Theatre today is beginning to err more toward bitesize plays, accepting people’s shortening attention spans rather than challenging them. The epics of the past seem few and far between, most likely due to the risk that such shows pose if they do not draw the audiences they need to break even. Once again, however, thanks to the stalwart National Theatre with its dedicated audience, Robert Lepage has returned with a revitalised production of The Seven Streams of the River Ota.
Seven Streams begins in 1945 following the atomic bombings of the Japanese cities of Hiroshima and Nagasaki, a critical moment in history that underpins the events of the play. In Hiroshima, scarred by the radiation of the bomb, a Japanese woman conceives a child with an American army photographer. As time moves across the next 54 years, this act of conception pulls lives together and creates stories that we track across Japan, the United States and Amsterdam, bringing us back to Japan in ‘99, just as water eventually flows back to where it began.
Running at just a little over seven hours, this play may seem to some as more of an endurance test than a enjoyable theatre trip. However, to experience this play is to live it, to absorb almost six decades of life in only seven short hours and by segmenting the acts, we are allowed to take it in piece by piece. Just as the river Ota has seven streams, so does this drama have seven acts, each act following a slightly different narrative in a new time and place. What Lepage does fantastically is to make each act seem not only like a change of scene, but also a change in style and storytelling. From the naturalistic, to the comedic, to the absurd; each act keeps its own pace, never frightened to explore the quiet of the moments as if a note is resonating through the auditorium.
Along with references to the Japanese art forms Kabuki and Noh, the production also draws on various themes and theatrical tricks in an effort to completely differentiate it’s seven streams. Shadow and light create an image of Japan through semi-transparent screens, the Theresienstadt concentration camp is a trick of mirrors, projected video is used to give us context to certain elements of the former scenes, whilst a play within a play lends slapstick to Expo ’70 in Osaka. Subtitles are used throughout and give an authenticity to the dialogue rather than wondering why all the characters speak English so well.
The show is underscored by (mostly) live music performed on the stage in tandem with the scene, as well as a real focus on incidental sound. One of the most crushing moments in the first act is simply having to listen to the American’s boots on the gravel as he leaves. This soundscape ties the scenes together, almost commenting on the action (sometimes comically) but always in symbiosis with the actors, to their thoughts, actions and emotions.

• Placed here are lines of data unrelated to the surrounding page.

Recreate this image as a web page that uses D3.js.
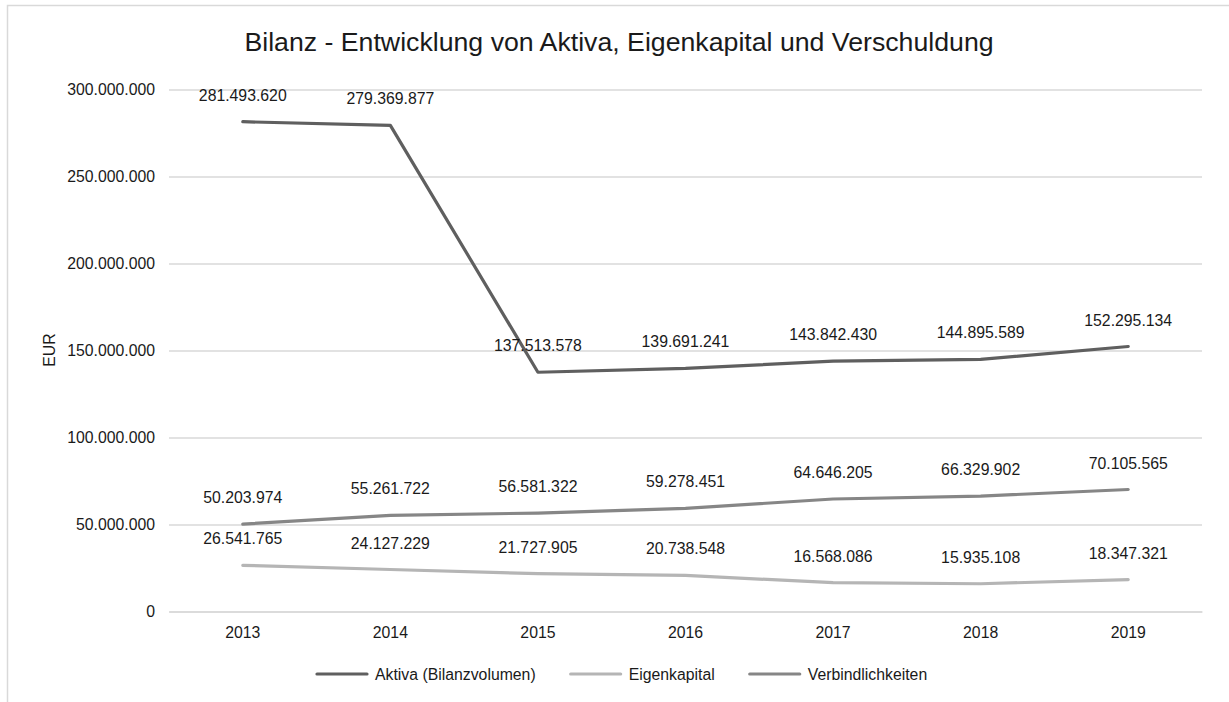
<!DOCTYPE html>
<html>
<head>
<meta charset="utf-8">
<script src="https://cdn.jsdelivr.net/npm/d3@7"></script>
<style>
  body { margin: 0; background: #fff; }
  svg text { font-family: "Liberation Sans", Arial, sans-serif; }
</style>
</head>
<body>
<div id="chart"></div>
<script>
// data
let years = ["2013", "2014", "2015", "2016", "2017", "2018", "2019"];
let aktiva = [281493620, 279369877, 137513578, 139691241, 143842430, 144895589, 152295134];
let eigenkapital = [26541765, 24127229, 21727905, 20738548, 16568086, 15935108, 18347321];
let verbindlichkeiten = [50203974, 55261722, 56581322, 59278451, 64646205, 66329902, 70105565];
let yTicks = [0, 50000000, 100000000, 150000000, 200000000, 250000000, 300000000];
let seriesNames = ["Aktiva (Bilanzvolumen)", "Eigenkapital", "Verbindlichkeiten"];
let seriesColors = ["#5f5f5f", "#b5b5b5", "#868686"];

let series = [aktiva, eigenkapital, verbindlichkeiten].map((values, i) => ({
    name: seriesNames[i],
    color: seriesColors[i],
    values: values.map((v, j) => ({year: years[j], value: v}))
}));

let de = d3.formatLocale({decimal: ",", thousands: ".", grouping: [3], currency: ["", " €"]});
let fmt = de.format(",.0f");

let width = 1229, height = 702;
let margin = {top: 89.5, bottom: 90.5, left: 169, right: 27};

let svg = d3.select("#chart").append("svg")
    .attr("width", width)
    .attr("height", height);

// chart frame
svg.append("rect")
    .attr("x", 7.5).attr("y", 5.5)
    .attr("width", width + 10).attr("height", height + 10)
    .attr("fill", "#fff")
    .attr("stroke", "#d9d9d9")
    .attr("stroke-width", 1.5);

let xScale = d3.scaleBand().domain(years).range([margin.left, width - margin.right]);
let yScale = d3.scaleLinear().domain([0, 300000000]).range([height - margin.bottom, margin.top]);
let xMid = d => xScale(d) + xScale.bandwidth() / 2;

// gridlines + y labels
let yAxis = d3.axisLeft(yScale)
    .tickValues(yTicks)
    .tickSize(-(width - margin.left - margin.right))
    .tickPadding(14)
    .tickFormat(fmt);

svg.append("g")
    .attr("class", "y-axis")
    .attr("transform", `translate(${margin.left},0)`)
    .call(yAxis)
    .call(g => g.select(".domain").remove())
    .call(g => g.selectAll("line").attr("stroke", "#d9d9d9").attr("stroke-width", 1.5))
    .call(g => g.selectAll("text").attr("fill", "#1a1a1a").style("font-size", "15.8px"));

// x labels
let xAxis = d3.axisBottom(xScale).tickSize(0).tickPadding(15);
svg.append("g")
    .attr("class", "x-axis")
    .attr("transform", `translate(0,${height - margin.bottom})`)
    .call(xAxis)
    .call(g => g.select(".domain").attr("stroke", "#d9d9d9").attr("stroke-width", 1.5))
    .call(g => g.selectAll("text").attr("fill", "#1a1a1a").style("font-size", "15.8px"));

// title
svg.append("text")
    .attr("x", 619).attr("y", 51)
    .attr("text-anchor", "middle")
    .style("font-size", "26.7px")
    .attr("fill", "#1a1a1a")
    .text("Bilanz - Entwicklung von Aktiva, Eigenkapital und Verschuldung");

// y axis title
svg.append("text")
    .attr("transform", `translate(55,350) rotate(-90)`)
    .attr("text-anchor", "middle")
    .style("font-size", "15.8px")
    .attr("fill", "#1a1a1a")
    .text("EUR");

// lines
let line = d3.line().x(d => xMid(d.year)).y(d => yScale(d.value));
let g = svg.append("g").attr("class", "body");
g.selectAll("path.series")
    .data(series)
    .enter()
    .append("path")
    .attr("class", "series")
    .attr("d", d => line(d.values))
    .attr("fill", "none")
    .attr("stroke", d => d.color)
    .attr("stroke-width", 3.2)
    .attr("stroke-linejoin", "round")
    .attr("stroke-linecap", "round");

// data labels
series.forEach(s => {
    g.selectAll(null)
        .data(s.values)
        .enter()
        .append("text")
        .attr("x", d => xMid(d.year))
        .attr("y", d => yScale(d.value) - 21)
        .attr("text-anchor", "middle")
        .style("font-size", "15.8px")
        .attr("fill", "#1a1a1a")
        .text(d => fmt(d.value));
});

// legend
let legend = svg.append("g").attr("class", "legend").attr("transform", "translate(317,674)");
let lx = 0;
series.forEach(s => {
    let item = legend.append("g").attr("transform", `translate(${lx},0)`);
    item.append("line")
        .attr("x1", 0).attr("x2", 50)
        .attr("stroke", s.color)
        .attr("stroke-width", 3.2)
        .attr("stroke-linecap", "round");
    let t = item.append("text")
        .attr("x", 58).attr("y", 5.5)
        .style("font-size", "15.8px")
        .attr("fill", "#1a1a1a")
        .text(s.name);
    lx += 58 + t.node().getComputedTextLength() + 35;
});
</script>
</body>
</html>
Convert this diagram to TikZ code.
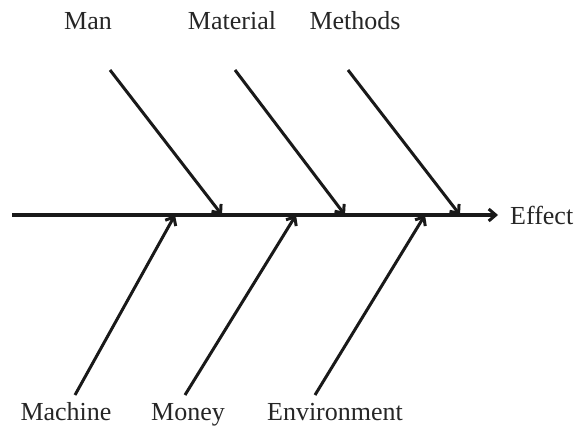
\documentclass[tikz,border=0pt]{standalone}
\usepackage{fontspec}
\setmainfont{Liberation Serif}
\usetikzlibrary{arrows.meta}

\begin{document}
\begin{tikzpicture}[
  x=1pt, y=-1pt,
  font=\fontsize{26}{28}\selectfont,
  >={Straight Barb[length=7pt,width=12pt,line width=3pt]},
  cause/.style={inner sep=1pt, text=black!85, anchor=base},
  bone/.style={->, line width=3pt, black!90},
  spine/.style={->, line width=3.2pt, black!90, shorten >=12pt}
]
\useasboundingbox (0,0) rectangle (576,428);

%% -- spine ----------------------------------------------------------
\coordinate (tail) at (12,215);
\node[inner sep=0pt, text=black!85, anchor=west] (effect) at (510,215) {Effect};
\draw[spine] (tail) -- (effect.west);

%% -- upper causes ---------------------------------------------------
\node[cause] (man)      at (88,30)  {Man};
\node[cause] (material) at (232,30) {Material};
\node[cause] (methods)  at (355,30) {Methods};

\foreach \n/\xs/\xe in {man/110/222, material/235/345, methods/348/460}{
  \coordinate (\n-s) at (\xs,70);
  \coordinate (\n-e) at (\xe,215);
  \draw[bone] (\n-s) -- (\n-e);
}

%% -- lower causes ---------------------------------------------------
\node[cause] (machine) at (66,420)  {Machine};
\node[cause] (money)   at (188,420) {Money};
\node[cause] (environ) at (335,420) {Environment};

\foreach \n/\xs/\xe in {machine/75/175, money/185/296, environ/315/425}{
  \coordinate (\n-s) at (\xs,395);
  \coordinate (\n-e) at (\xe,215);
  \draw[bone] (\n-s) -- (\n-e);
}

\end{tikzpicture}
\end{document}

As someone who is fascinated with Japanese history and culture, I find it intriguing how this production really embodies a lot of Japanese elements in its production design. The set begins as a simple Japanese house with sliding wooden doors, these doors are used liberally but effectively – whilst behind the closed doors the set is carefully changed by the crew, sliding open to reveal a new scene. The house shifts seamlessly into a train station, a tenement block, a sushi bar, the backstage of a theatre, whilst always maintaining this sliding effect reminiscent of traditional style Japanese houses. Whilst actually quite complicated to achieve, the effect it gives is of simplicity and in keeping with the overall tone of the play. Every element of this production was put together with such clarity of thought from every angle of the production team.
The multicultural incorporation of the play seems to resonate with today’s audience and an ongoing push for inclusivity within theatre as well as society. This blending of culture is the heart of the play and really lends to both the comic, and heart wrenching moments; addressing matters of sex, sexuality, drugs, love, liberation, victimisation, AIDs, modernity, but never forcing anything on the watcher. Lepage just places it in front of you to take, or leave.
The cast adapted exceptionally well across multiple roles throughout the show, some accidental to the main plot and some essential, always rounded and deep with backstory that was clearly visible. For me Rebecca Blankenship fires on all cylinders in this production and her standout performance is full of heart and courage, really challenging us as an audience. For all involved it is an immense achievement, carrying a show for such a long stretch without dropping an ounce of it – it even feels cruel for me to single out Blankenship, or anyone in the cast or crew (who, joining in for the curtain call, looked exhausted).
If you have the time to really give yourself over to the theatre for a day and immerse yourself in another world, then catch this limited run of The Seven Streams of the River Ota. There are few experiences in life like this and we can all learn something from its taking part.